*EXERCISE DESCRIPTION*
In the material below, please retype the lines from the very first through the one with "var fontFam = 'Liberation", exactly and without pictures.

*DATA EXTRACT*
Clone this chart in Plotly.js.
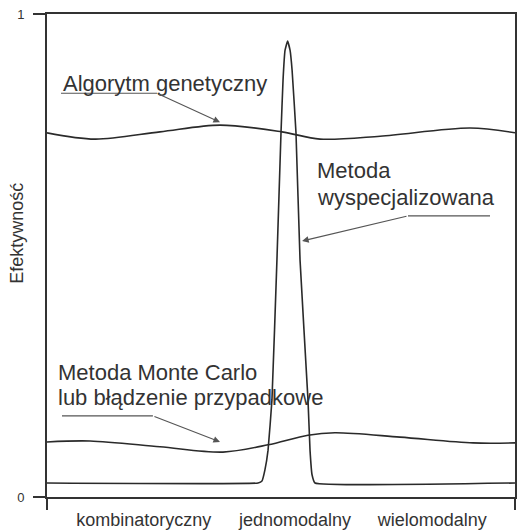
<!DOCTYPE html>
<html>
<head>
<meta charset="utf-8">
<script src="https://cdn.plot.ly/plotly-3.0.1.min.js"></script>
<style>html,body{margin:0;padding:0;background:#fff;}#chart{width:518px;height:532px;}</style>
</head>
<body>
<div id="chart"></div>
<script>
// Problem types (x-axis categories)
var categories = ['kombinatoryczny', 'jednomodalny', 'wielomodalny'];
var categoryPos = [0.62, 1.59, 2.47];

// Genetic algorithm efficiency
var gaX = [0, 0.308, 0.724, 1.109, 1.506, 1.75, 2.135, 2.712, 3];
var gaY = [0.754, 0.741, 0.756, 0.770, 0.756, 0.741, 0.747, 0.764, 0.754];

// Monte Carlo / random walk efficiency
var mcX = [0, 0.276, 0.724, 1.128, 1.417, 1.673, 1.846, 2.263, 2.731, 3];
var mcY = [0.114, 0.116, 0.104, 0.093, 0.108, 0.128, 0.133, 0.124, 0.112, 0.112];

// Specialized method efficiency
var smX = [0, 1.353, 1.378, 1.397, 1.417, 1.442, 1.474, 1.500, 1.513, 1.526, 1.542, 1.558, 1.571, 1.596, 1.622, 1.673, 1.686, 1.699, 1.718, 3];
var smY = [0.029, 0.029, 0.033, 0.056, 0.097, 0.201, 0.491, 0.754, 0.863, 0.925, 0.944, 0.925, 0.884, 0.754, 0.491, 0.201, 0.097, 0.046, 0.029, 0.029];

var yTicks = [0, 1];
var yTickText = ['0', '1'];

var lineCol = '#2a2a2a';
var textCol = '#333333';
var fontFam = 'Liberation Sans, Arial, sans-serif';

var traces = [
  {x: gaX, y: gaY, mode: 'lines', line: {color: lineCol, width: 1.6, shape: 'spline', smoothing: 0.9}, hoverinfo: 'skip'},
  {x: mcX, y: mcY, mode: 'lines', line: {color: lineCol, width: 1.6, shape: 'spline', smoothing: 0.9}, hoverinfo: 'skip'},
  {x: smX, y: smY, mode: 'lines', line: {color: lineCol, width: 1.6, shape: 'spline', smoothing: 0.3}, hoverinfo: 'skip'}
];

function label(txt, x, y) {
  return {text: txt, x: x, y: y, xref: 'x', yref: 'y', xanchor: 'left', yanchor: 'middle',
          showarrow: false, font: {family: fontFam, size: 22, color: textCol}};
}
function arrow(x0, y0, x1, y1) {
  return {text: '', x: x1, y: y1, ax: x0, ay: y0, xref: 'x', yref: 'y', axref: 'x', ayref: 'y',
          showarrow: true, arrowhead: 2, arrowsize: 1.2, arrowwidth: 1.1, arrowcolor: '#555', standoff: 0, startstandoff: 0};
}
function uline(x0, x1, y) {
  return {type: 'line', xref: 'x', yref: 'y', x0: x0, x1: x1, y0: y, y1: y, line: {color: '#555', width: 1.1}};
}

var layout = {
  width: 518, height: 532,
  margin: {l: 47, r: 3, t: 14, b: 35},
  paper_bgcolor: '#fff', plot_bgcolor: '#fff',
  showlegend: false,
  font: {family: fontFam, color: textCol},
  xaxis: {
    range: [0, 3], showgrid: false, zeroline: false,
    showline: true, mirror: true, linecolor: '#333', linewidth: 2,
    tickvals: categoryPos, ticktext: categories, ticks: '',
    ticklabelstandoff: 5,
    tickfont: {family: fontFam, size: 18, color: textCol}
  },
  yaxis: {
    range: [0, 1], showgrid: false, zeroline: false,
    showline: true, mirror: true, linecolor: '#333', linewidth: 2,
    tickvals: yTicks, ticktext: yTickText, ticks: 'outside', ticklen: 12, tickwidth: 2, tickcolor: '#333',
    ticklabelstandoff: 6,
    tickfont: {family: fontFam, size: 13, color: textCol}
  },
  shapes: [
    {type: 'line', xref: 'paper', yref: 'paper', x0: 0, x1: 0, y0: 0, y1: -0.027, line: {color: '#333', width: 2}},
    {type: 'line', xref: 'paper', yref: 'paper', x0: 1, x1: 1, y0: 0, y1: -0.027, line: {color: '#333', width: 2}},
    uline(0.0897, 0.705, 0.836),
    uline(2.314, 2.840, 0.582),
    uline(0.096, 0.679, 0.168)
  ],
  annotations: [
    {text: 'Efektywność', textangle: -90, xref: 'paper', yref: 'paper', x: -0.064, y: 0.545,
     xanchor: 'center', yanchor: 'middle', showarrow: false, font: {family: fontFam, size: 18, color: textCol}},
    label('Algorytm genetyczny', 0.0897, 0.857),
    label('Metoda', 1.718, 0.675),
    label('wyspecjalizowana', 1.718, 0.621),
    label('Metoda Monte Carlo', 0.0577, 0.257),
    label('lub błądzenie przypadkowe', 0.0577, 0.205),
    arrow(0.705, 0.836, 1.109, 0.776),
    arrow(2.314, 0.582, 1.635, 0.530),
    arrow(0.679, 0.168, 1.109, 0.114)
  ]
};

Plotly.newPlot('chart', traces, layout, {staticPlot: true, displayModeBar: false});
</script>
</body>
</html>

*SOLUTION*
Clone this chart in Plotly.js.
<!DOCTYPE html>
<html>
<head>
<meta charset="utf-8">
<script src="https://cdn.plot.ly/plotly-3.0.1.min.js"></script>
<style>html,body{margin:0;padding:0;background:#fff;}#chart{width:518px;height:532px;}</style>
</head>
<body>
<div id="chart"></div>
<script>
// Problem types (x-axis categories)
var categories = ['kombinatoryczny', 'jednomodalny', 'wielomodalny'];
var categoryPos = [0.62, 1.59, 2.47];

// Genetic algorithm efficiency
var gaX = [0, 0.308, 0.724, 1.109, 1.506, 1.75, 2.135, 2.712, 3];
var gaY = [0.754, 0.741, 0.756, 0.770, 0.756, 0.741, 0.747, 0.764, 0.754];

// Monte Carlo / random walk efficiency
var mcX = [0, 0.276, 0.724, 1.128, 1.417, 1.673, 1.846, 2.263, 2.731, 3];
var mcY = [0.114, 0.116, 0.104, 0.093, 0.108, 0.128, 0.133, 0.124, 0.112, 0.112];

// Specialized method efficiency
var smX = [0, 1.353, 1.378, 1.397, 1.417, 1.442, 1.474, 1.500, 1.513, 1.526, 1.542, 1.558, 1.571, 1.596, 1.622, 1.673, 1.686, 1.699, 1.718, 3];
var smY = [0.029, 0.029, 0.033, 0.056, 0.097, 0.201, 0.491, 0.754, 0.863, 0.925, 0.944, 0.925, 0.884, 0.754, 0.491, 0.201, 0.097, 0.046, 0.029, 0.029];

var yTicks = [0, 1];
var yTickText = ['0', '1'];

var lineCol = '#2a2a2a';
var textCol = '#333333';
var fontFam = 'Liberation Sans, Arial, sans-serif';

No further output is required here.